I am running a Nutch 1.16, Hadoop 2.83, Solr 8.5.1 crawler setup that is running fine up to a few million indexed pages. Then I am running into Java Heap Space issues during the MapReduce job and I just cannot seem to find the correct way to up that heap space. I have tried:

Passing -D mapreduce.map.memory.mb=24608 -D mapreduce.map.java.opts=-Xmx24096m when starting nutch crawl.
Editing NUTCH_HOME/bin/crawl commonOptions mapred.child.java.opts to -Xmx16000m
Setting HADOOP_HOME/etc/hadoop/mapred-site.xml mapred.child.java.opts to -Xmx160000m -XX:+UseConcMarkSweepGC
Copying said mapred-site.xml into my nutch/conf folder

None of that seems to change anything. I run into the same Heap Space error at the same point in the crawling process. I have tried reducing the fetcher threads back to 12 from 25 and switching off parsing while fetching. Nothing changed and I am out of ideas. I have 64GB RAM so thats really not an issue. Please help ;)

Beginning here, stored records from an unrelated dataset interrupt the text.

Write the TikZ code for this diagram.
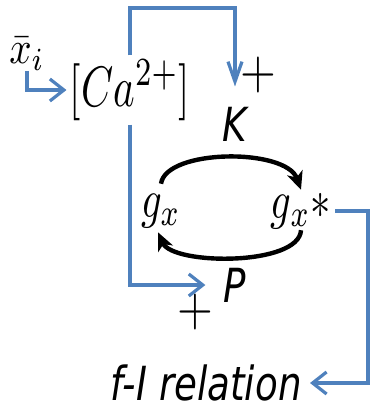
\documentclass[tikz,border=0pt]{standalone}
\usepackage{graphicx}
\usepackage{fontspec}
\setsansfont{DejaVu Sans}
\usetikzlibrary{arrows.meta}
\definecolor{fblue}{RGB}{79,129,189}
\newcommand{\sqz}[3]{\scalebox{#1}[#2]{#3}}
\begin{document}
\begin{tikzpicture}[x=0.5pt,y=-0.5pt,
  txt/.style={inner sep=0pt, font=\fontsize{10}{12}\selectfont},
  lbl/.style={inner sep=0pt, font=\fontsize{10}{12}\selectfont\sffamily\itshape},
  bl/.style={draw=fblue, line width=1.6pt},
  hh/.style={-{Straight Barb[length=7pt,width=11pt]}},
  vh/.style={-{Straight Barb[length=10pt,width=7pt]}},
  bk/.style={draw=black, line width=2.2pt, -{Stealth[length=9pt,width=8pt,inset=2.5pt]}}]
\useasboundingbox (0,0) rectangle (372,409);
% nodes
\node[txt] (xi) at (27,54) {\sqz{1.96}{2.3}{$\bar{x}_i$}};
\node[txt] (ca) at (130,90) {\sqz{2.05}{2.85}{$[Ca^{2+}]$}};
\node[txt] (plusK) at (258,75) {\sqz{2.3}{2.7}{$+$}};
\node[lbl] (K) at (235,124) {\sqz{1.86}{2.35}{K}};
\node[txt] (gx) at (161,211) {\sqz{2.03}{2.7}{$g_x$}};
\node[txt] (gxs) at (301,211) {\sqz{2.03}{2.7}{$g_x{*}$}};
\node[lbl] (P) at (235,285) {\sqz{1.86}{2.35}{P}};
\node[txt] (plusP) at (195,312) {\sqz{2.3}{2.7}{$+$}};
\node[lbl] (fI) at (206,383) {\sqz{1.86}{2.35}{f-I relation}};
\coordinate (c1) at (235,8);
\coordinate (c2) at (368,210);
% blue connectors
\draw[bl,hh,shorten >=1.5pt] (xi.south) |- (ca.west);
\draw[bl,vh,shorten <=2pt,shorten >=10pt] (ca.north) |- (c1) -- (K.north);
\draw[bl,hh,shorten <=2pt,shorten >=9pt] (ca.south) |- (P.west);
\draw[bl,hh,shorten <=2pt,shorten >=4pt] (gxs.east) -- (gxs.east -| c2) |- (fI.east);
% black cycle
\draw[bk] ([yshift=5pt]gx.north) .. controls +(5,-35) and +(-15,-42) .. ([yshift=1.5pt]gxs.north);
\draw[bk] ([yshift=-0.5pt]gxs.south) .. controls +(-2,36) and +(15,33) .. ([xshift=-1.5pt,yshift=-2pt]gx.south);
\end{tikzpicture}
\end{document}
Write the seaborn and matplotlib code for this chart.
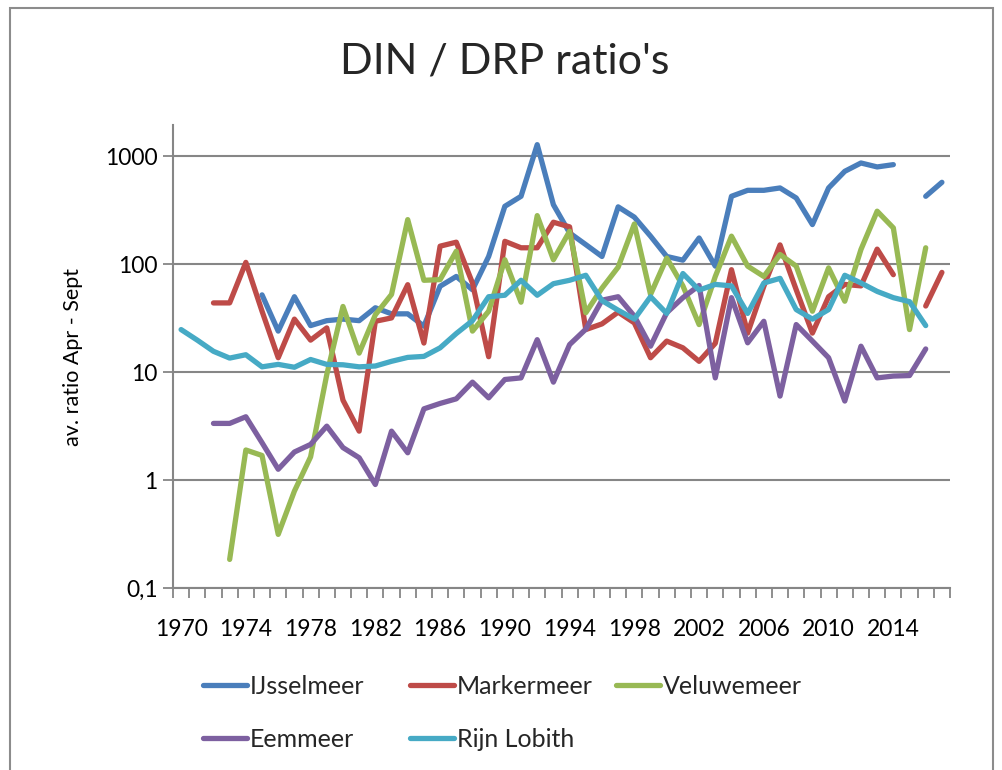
import numpy as np
import pandas as pd
import matplotlib
matplotlib.use("Agg")
import matplotlib.pyplot as plt
import seaborn as sns
from matplotlib.patches import Rectangle
from matplotlib.lines import Line2D

nan = np.nan
years = list(range(1970, 2018))

ijsselmeer = [nan, nan, nan, nan, nan,
              52, 24, 50, 27, 30, 31, 30,
              39.5, 34.7, 34.7, 26.7, 62.5, 77, 58, 118, 344, 426, 1282, 356,
              195, 152, 118, 340, 273, 182, 118, 109, 175, 96, 426, 484,
              484, 509, 411, 233, 509, 726, 867, 797, 837, nan, 426, 574]
markermeer = [nan, nan,
              43.8, 43.8, 104, 36.7, 13.6, 31, 19.8, 25.7, 5.5, 2.84,
              29.6, 31.8, 64.6, 18.6, 147, 160, 67, 13.9, 163, 142, 142, 245,
              222, 24.8, 28, 36, 28.6, 13.6, 19.4, 16.8, 12.6, 18.5, 89, 23,
              62.5, 151, 58, 23, 50, 65, 63, 138, 80, nan, 41, 84]
veluwemeer = [nan, nan, nan,
              0.184, 1.9, 1.69, 0.314, 0.79, 1.64, 9.5, 40.6, 15,
              34, 52.5, 259, 71, 72, 132, 24, 36.7, 110, 44.5, 282, 110,
              202, 35.5, 60, 94, 236, 52.5, 114, 63, 27.6, 77, 182, 96,
              77, 123, 96, 36.7, 92.5, 45.4, 137, 310, 217, 24.8, 142, nan]
eemmeer = [nan, nan,
           3.35, 3.35, 3.86, 2.22, 1.26, 1.82, 2.14, 3.16, 2.0, 1.61,
           0.91, 2.84, 1.79, 4.57, 5.13, 5.66, 8.08, 5.78, 8.55, 8.85, 20, 8.08,
           18, 25, 46.4, 50, 33, 17.4, 35.5, 49, 63.5, 8.85, 49, 18.7,
           29.6, 6.0, 27.6, 19.4, 13.6, 5.4, 17.4, 8.85, 9.2, 9.3, 16.4, nan]
rijn_lobith = [24.8, 19.8, 15.6, 13.5, 14.5, 11.2, 11.8, 11.1, 13.1, 11.8, 11.7, 11.2,
               11.4, 12.6, 13.7, 14, 16.8, 22.8, 30, 50, 51.6, 71, 51.6, 66,
               71, 79, 46, 37.5, 31, 50, 35, 82, 57.6, 65, 63, 35,
               67, 74, 38, 31, 38, 79, 67, 56, 49, 45, 27, nan]

series_names = ["IJsselmeer", "Markermeer", "Veluwemeer", "Eemmeer", "Rijn Lobith"]
series_values = [ijsselmeer, markermeer, veluwemeer, eemmeer, rijn_lobith]
colors = ["#4A7EBB", "#BE4B48", "#98B954", "#7D60A0", "#46AAC5"]
tick_years = list(range(1970, 2015, 4))
ytick_vals = [0.1, 1, 10, 100, 1000]
ytick_labels = ["0,1", "1", "10", "100", "1000"]

# long-form data with segment ids so gaps (missing years) stay visible
frames = []
for name, vals in zip(series_names, series_values):
    v = pd.Series(vals, dtype=float)
    seg = v.isna().cumsum()
    frames.append(pd.DataFrame({"year": years, "value": v, "lake": name,
                                "seg": [f"{name}_{s}" for s in seg]}))
df = pd.concat(frames, ignore_index=True).dropna(subset=["value"])

sns.set_theme(style="white")
plt.rcParams["font.family"] = ["Lato", "DejaVu Sans"]

W, H = 1002, 770
fig = plt.figure(figsize=(W / 100, H / 100), dpi=100)
ax = fig.add_axes([173 / W, 1 - 588 / H, (950 - 173) / W, (588 - 125) / H])

sns.lineplot(data=df, x="year", y="value", hue="lake", units="seg",
             estimator=None, hue_order=series_names,
             palette=dict(zip(series_names, colors)), linewidth=3.8,
             legend=False, ax=ax, sort=True)

ax.set_yscale("log")
ax.set_ylim(0.1, 10 ** 3.29)
ax.set_xlim(1969.5, 2017.5)

gridc = "#868686"
ax.set_yticks(ytick_vals)
ax.set_yticklabels(ytick_labels)
ax.yaxis.set_minor_locator(matplotlib.ticker.NullLocator())
ax.grid(axis="y", color=gridc, linewidth=1.5)
ax.grid(axis="x", visible=False)
ax.set_axisbelow(True)

ax.set_xticks(tick_years)
ax.set_xticklabels([str(y) for y in tick_years])
ax.set_xticks([y - 0.5 for y in range(1970, 2019)], minor=True)
ax.tick_params(axis="x", which="major", length=0, pad=22, labelsize=16.5, colors="black")
ax.tick_params(axis="x", which="minor", length=7, width=1.3, color=gridc, direction="out", bottom=True)
ax.tick_params(axis="y", which="major", length=7, width=1.3, color=gridc, direction="out",
               left=True, labelsize=16.5, pad=4)
for lab in ax.get_xticklabels() + ax.get_yticklabels():
    lab.set_color("black")

for s in ["top", "right"]:
    ax.spines[s].set_visible(False)
for s in ["left", "bottom"]:
    ax.spines[s].set_color(gridc)
    ax.spines[s].set_linewidth(1.5)

ax.set_xlabel("")
ax.set_ylabel("av. ratio Apr - Sept", fontsize=15.5, labelpad=16, color="black")

fig.text(505 / W, 1 - 62 / H, "DIN / DRP ratio's", ha="center", va="center", fontsize=31)

# legend: three columns placed like the original (row-wise order)
handles = [Line2D([0], [0], color=c, lw=3.8, solid_capstyle="round") for c in colors]
columns = [([0, 3], 203), ([1, 4], 410), ([2], 616)]
for idx, xpix in columns:
    fig.legend([handles[i] for i in idx], [series_names[i] for i in idx],
               ncol=1, loc="upper left", bbox_to_anchor=(xpix / W, 1 - 675 / H),
               frameon=False, fontsize=18, handlelength=1.75, handletextpad=0.12,
               labelspacing=1.2, borderaxespad=0, borderpad=0)

fig.patches.append(Rectangle((10 / W, -0.01), (993 - 10) / W, 1.01 - 8 / H,
                             transform=fig.transFigure, fill=False,
                             edgecolor="#8c8c8c", linewidth=1.5))

fig.savefig("out.png", dpi=100)
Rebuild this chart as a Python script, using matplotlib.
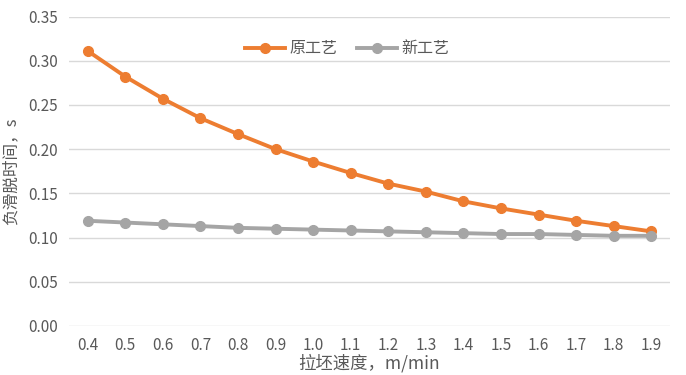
import numpy as np
import matplotlib
matplotlib.use("Agg")
import matplotlib.pyplot as plt

plt.rcParams['font.family'] = ['Noto Sans CJK SC', 'DejaVu Sans']

# 数据
speeds = ['0.4', '0.5', '0.6', '0.7', '0.8', '0.9', '1.0', '1.1',
          '1.2', '1.3', '1.4', '1.5', '1.6', '1.7', '1.8', '1.9']
old_process = [0.311, 0.282, 0.257, 0.235, 0.217, 0.200, 0.186, 0.173,
               0.161, 0.152, 0.141, 0.133, 0.126, 0.119, 0.113, 0.107]
new_process = [0.119, 0.117, 0.115, 0.113, 0.111, 0.110, 0.109, 0.108,
               0.107, 0.106, 0.105, 0.104, 0.104, 0.103, 0.102, 0.102]
yticks = [0.00, 0.05, 0.10, 0.15, 0.20, 0.25, 0.30, 0.35]

text_color = '#595959'
grid_color = '#d9d9d9'

fig = plt.figure(figsize=(6.86, 3.75), dpi=100)
ax = fig.add_axes([69 / 686, 1 - 326 / 375, (670 - 69) / 686, (326 - 16.5) / 375])

x = np.arange(len(speeds))
ax.plot(x, old_process, '-o', color='#ed7d31', lw=2.8, ms=7, label='原工艺', zorder=3)
ax.plot(x, new_process, '-o', color='#a5a5a5', lw=2.8, ms=7, label='新工艺', zorder=3)

ax.set_xlim(-0.5, len(speeds) - 0.5)
ax.set_ylim(0, 0.35)
ax.set_yticks(yticks)
ax.set_yticklabels([f'{v:.2f}' for v in yticks])
ax.set_xticks(x)
ax.set_xticklabels(speeds)
ax.tick_params(length=0, labelsize=11, colors=text_color, pad=8)
ax.grid(axis='y', color=grid_color, lw=1)
ax.set_axisbelow(True)
for s in ax.spines.values():
    s.set_visible(False)

ax.set_xlabel('拉坯速度，m/min', fontsize=12.5, color=text_color, labelpad=0)
ax.set_ylabel('负滑脱时间，s', fontsize=12, color=text_color, labelpad=6)

ax.legend(loc='upper center', bbox_to_anchor=(0.463, 0.97), ncol=2, frameon=False,
          fontsize=11.5, labelcolor=text_color, handlelength=2.5,
          handletextpad=0.3, columnspacing=1.2)

fig.savefig('out.png', dpi=100)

EDIT: fixed filename to mapred-site.xml

Solution

Passing -D ...

The heap space needs to be set also for the reduce task using "mapreduce.reduce.memory.mb" and "mapreduce.reduce.java.opts". Note that the script bin/crawl was recently improved in this regard, see NUTCH-2501 and the recent bin/crawl script.

3./4. Setting/copying hadoop-site.xml

Shouldn't this be set in "mapred-site.xml"?